Abul Kalam Azad quits as DG of health services amid COVID-19 scandals

Abul Kalam Azad has resigned as the chief of the Directorate General of Health Services, a key agency in the fight against the pandemic, amid a series of scams related to COVID-19 tests.

Senior Correspondentbdnews24.com
Published : 21 July 2020, 02:06 PM
Updated : 21 July 2020, 04:27 PM

The director general of health services submitted the resignation letter to the public administration ministry on Tuesday, Health Secretary Abdul Mannan told bdnews24.com.

Public Administration Secretary Shaikh Yusuf Harun told bdnews24.com at night that he was at office until 5pm but did not receive the resignation letter.

Azad might have sent the letter in an envelope marked confidential after 5pm, Harun said.

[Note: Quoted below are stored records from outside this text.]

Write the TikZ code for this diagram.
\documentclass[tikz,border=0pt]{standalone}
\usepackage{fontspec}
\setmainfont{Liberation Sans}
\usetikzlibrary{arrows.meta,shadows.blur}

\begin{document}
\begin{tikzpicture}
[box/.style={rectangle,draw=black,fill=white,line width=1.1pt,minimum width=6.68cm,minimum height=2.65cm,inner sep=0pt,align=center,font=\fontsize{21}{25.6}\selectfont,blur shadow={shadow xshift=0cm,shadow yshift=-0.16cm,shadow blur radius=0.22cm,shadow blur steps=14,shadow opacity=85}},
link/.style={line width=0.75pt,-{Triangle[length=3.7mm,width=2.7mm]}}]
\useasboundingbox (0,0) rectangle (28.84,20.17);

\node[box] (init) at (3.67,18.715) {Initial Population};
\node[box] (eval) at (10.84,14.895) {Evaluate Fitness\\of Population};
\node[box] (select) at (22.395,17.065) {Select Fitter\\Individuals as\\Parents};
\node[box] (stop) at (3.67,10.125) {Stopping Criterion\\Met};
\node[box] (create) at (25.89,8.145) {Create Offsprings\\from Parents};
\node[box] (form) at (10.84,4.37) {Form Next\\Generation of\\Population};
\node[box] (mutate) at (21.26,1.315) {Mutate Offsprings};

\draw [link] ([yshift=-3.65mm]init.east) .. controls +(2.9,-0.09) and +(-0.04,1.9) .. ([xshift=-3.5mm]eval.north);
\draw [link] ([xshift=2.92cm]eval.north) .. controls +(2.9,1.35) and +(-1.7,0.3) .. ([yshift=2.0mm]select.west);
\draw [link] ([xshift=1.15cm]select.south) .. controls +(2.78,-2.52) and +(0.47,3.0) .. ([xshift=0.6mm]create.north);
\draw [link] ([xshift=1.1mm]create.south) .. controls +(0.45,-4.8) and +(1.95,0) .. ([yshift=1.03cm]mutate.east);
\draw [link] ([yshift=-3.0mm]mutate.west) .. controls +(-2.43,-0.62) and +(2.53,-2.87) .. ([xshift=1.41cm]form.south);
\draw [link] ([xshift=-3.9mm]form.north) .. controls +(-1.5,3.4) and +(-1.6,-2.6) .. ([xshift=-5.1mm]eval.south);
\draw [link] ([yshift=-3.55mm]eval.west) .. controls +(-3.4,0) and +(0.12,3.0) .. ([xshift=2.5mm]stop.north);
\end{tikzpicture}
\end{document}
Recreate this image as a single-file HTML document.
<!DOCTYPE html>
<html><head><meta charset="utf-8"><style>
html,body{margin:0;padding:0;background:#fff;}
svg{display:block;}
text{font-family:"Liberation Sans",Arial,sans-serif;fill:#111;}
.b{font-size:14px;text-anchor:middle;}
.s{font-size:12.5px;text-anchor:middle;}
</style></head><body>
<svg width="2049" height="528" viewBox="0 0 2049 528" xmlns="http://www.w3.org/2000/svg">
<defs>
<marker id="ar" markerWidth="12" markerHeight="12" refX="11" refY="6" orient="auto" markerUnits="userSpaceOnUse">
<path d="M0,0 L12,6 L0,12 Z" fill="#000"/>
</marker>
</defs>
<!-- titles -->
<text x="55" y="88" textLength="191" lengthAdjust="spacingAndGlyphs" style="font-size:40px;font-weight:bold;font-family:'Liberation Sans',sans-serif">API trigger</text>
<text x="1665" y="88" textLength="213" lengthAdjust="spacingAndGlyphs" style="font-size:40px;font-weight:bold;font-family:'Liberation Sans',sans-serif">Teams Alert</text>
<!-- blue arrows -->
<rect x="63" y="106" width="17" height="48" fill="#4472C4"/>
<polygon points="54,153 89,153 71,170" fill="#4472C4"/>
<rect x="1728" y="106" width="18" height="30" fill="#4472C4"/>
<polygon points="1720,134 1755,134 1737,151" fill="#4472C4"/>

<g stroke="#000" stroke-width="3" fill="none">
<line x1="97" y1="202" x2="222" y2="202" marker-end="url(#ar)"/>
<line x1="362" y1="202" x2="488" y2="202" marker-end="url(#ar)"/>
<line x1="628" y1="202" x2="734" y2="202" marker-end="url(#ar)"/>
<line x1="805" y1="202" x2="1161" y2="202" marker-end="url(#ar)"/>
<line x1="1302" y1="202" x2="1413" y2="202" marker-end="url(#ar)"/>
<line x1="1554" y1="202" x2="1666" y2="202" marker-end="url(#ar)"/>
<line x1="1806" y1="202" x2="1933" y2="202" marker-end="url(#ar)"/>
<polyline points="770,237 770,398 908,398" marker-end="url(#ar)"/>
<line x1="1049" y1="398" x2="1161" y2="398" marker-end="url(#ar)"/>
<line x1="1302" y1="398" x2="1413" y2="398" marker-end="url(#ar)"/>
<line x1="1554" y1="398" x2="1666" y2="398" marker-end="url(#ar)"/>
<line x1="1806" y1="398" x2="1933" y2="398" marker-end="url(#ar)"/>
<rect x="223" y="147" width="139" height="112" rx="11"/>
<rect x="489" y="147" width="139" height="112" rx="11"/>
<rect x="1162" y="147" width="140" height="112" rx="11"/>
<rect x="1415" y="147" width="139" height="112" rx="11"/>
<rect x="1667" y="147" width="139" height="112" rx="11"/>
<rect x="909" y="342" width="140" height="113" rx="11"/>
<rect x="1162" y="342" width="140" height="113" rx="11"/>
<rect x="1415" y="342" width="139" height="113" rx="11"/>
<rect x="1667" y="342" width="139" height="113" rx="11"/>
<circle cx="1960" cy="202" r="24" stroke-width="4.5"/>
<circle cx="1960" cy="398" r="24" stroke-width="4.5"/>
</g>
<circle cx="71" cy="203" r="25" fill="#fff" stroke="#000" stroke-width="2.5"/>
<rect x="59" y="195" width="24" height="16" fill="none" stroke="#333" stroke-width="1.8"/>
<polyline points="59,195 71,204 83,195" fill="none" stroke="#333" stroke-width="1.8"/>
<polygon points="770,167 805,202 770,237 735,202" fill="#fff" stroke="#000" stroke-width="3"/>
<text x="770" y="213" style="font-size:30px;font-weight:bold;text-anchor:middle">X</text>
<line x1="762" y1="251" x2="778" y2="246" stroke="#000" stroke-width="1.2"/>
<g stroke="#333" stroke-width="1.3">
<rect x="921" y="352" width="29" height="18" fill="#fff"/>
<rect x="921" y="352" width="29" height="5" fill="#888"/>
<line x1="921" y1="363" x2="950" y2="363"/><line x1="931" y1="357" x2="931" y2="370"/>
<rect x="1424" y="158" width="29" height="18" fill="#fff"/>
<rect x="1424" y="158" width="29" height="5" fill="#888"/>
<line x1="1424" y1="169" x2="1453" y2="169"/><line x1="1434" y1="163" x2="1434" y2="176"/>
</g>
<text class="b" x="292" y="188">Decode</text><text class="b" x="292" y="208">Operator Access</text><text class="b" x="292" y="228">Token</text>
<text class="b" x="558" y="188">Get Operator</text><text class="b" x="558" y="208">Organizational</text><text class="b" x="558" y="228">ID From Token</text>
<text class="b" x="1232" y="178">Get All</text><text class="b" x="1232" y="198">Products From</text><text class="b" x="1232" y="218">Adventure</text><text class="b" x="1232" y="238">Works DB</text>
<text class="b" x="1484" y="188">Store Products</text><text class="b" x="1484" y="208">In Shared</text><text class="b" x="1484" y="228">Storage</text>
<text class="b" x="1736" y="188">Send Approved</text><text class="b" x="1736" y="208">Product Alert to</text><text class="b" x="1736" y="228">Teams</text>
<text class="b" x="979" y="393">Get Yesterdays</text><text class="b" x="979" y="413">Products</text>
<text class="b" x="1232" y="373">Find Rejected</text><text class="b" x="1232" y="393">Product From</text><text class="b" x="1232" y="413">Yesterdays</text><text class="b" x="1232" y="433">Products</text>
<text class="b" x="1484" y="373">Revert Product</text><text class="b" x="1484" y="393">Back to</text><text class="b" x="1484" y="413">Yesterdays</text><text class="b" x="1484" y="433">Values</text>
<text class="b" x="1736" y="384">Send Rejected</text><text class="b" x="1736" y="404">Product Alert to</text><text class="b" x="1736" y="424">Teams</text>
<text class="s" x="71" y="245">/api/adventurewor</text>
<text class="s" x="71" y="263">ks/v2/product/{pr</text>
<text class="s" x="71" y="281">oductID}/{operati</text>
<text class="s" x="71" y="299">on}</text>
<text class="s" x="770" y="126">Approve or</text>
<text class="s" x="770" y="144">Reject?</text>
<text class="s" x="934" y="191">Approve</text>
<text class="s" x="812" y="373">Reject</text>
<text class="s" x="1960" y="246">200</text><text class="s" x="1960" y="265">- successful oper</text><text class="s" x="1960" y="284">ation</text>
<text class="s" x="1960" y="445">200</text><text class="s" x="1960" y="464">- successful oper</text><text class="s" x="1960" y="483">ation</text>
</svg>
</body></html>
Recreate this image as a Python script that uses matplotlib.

They will forward it to President Md Abdul Hamid once it is with them.  “His contract will be terminated when we get the approval from there [Bangabhaban],” he said.

Azad has been facing intense criticism since March, when COVID-19 struck Bangladesh and gave rise to the scandals in the health sector.  

It began with the ordinary surgical masks passed as N95, a type of respirator that is crucial for health workers in the fight against COVID-19, at government hospitals.    

When the fake coronavirus test scams involving Regent Hospital and JKG Health Care started to come out, a spat between the DGHS and the health ministry sprung out in the open as well.

As the directorate said it had signed the deal with Regent for the treatment of COVID-19 patients on orders from health ministry “high-ups”, the ministry sought his explanation, asking him who the “high-ups” were. In reply, Azad named former health secretary Ashadul Islam.      

Azad himself was infected with the novel coronavirus and was in hospital care in May before recovery.

In his first appearance in the daily COVID-19 press briefing after the recovery, he stirred a debate saying coronavirus infection could persist for another “two to three years”.

He apologised the following day. The script that he was reading from in the online briefing had been "hastily prepared" and as such, he "couldn't carefully review its contents before going public", Azad said.

He clarified that the coronavirus will exist in countries until a successful vaccine is developed and successfully applied to a sufficient number of people, which may take two to three years or even more.

Prior to his appointment as director general in 2016, Azad was the additional director general for planning and then administration at the DGHS. He had also worked as the director of the directorate’s Management Information Department.

The government had extended his appointment on contract until April next year when his tenure had ended.

Hailing from Nilphamari, he received an MBBS degree from Dhaka Medical College in 1983 and MPhil from Bangabandhu Sheikh Mujib Medical University in 1990. He became a professor in 2001.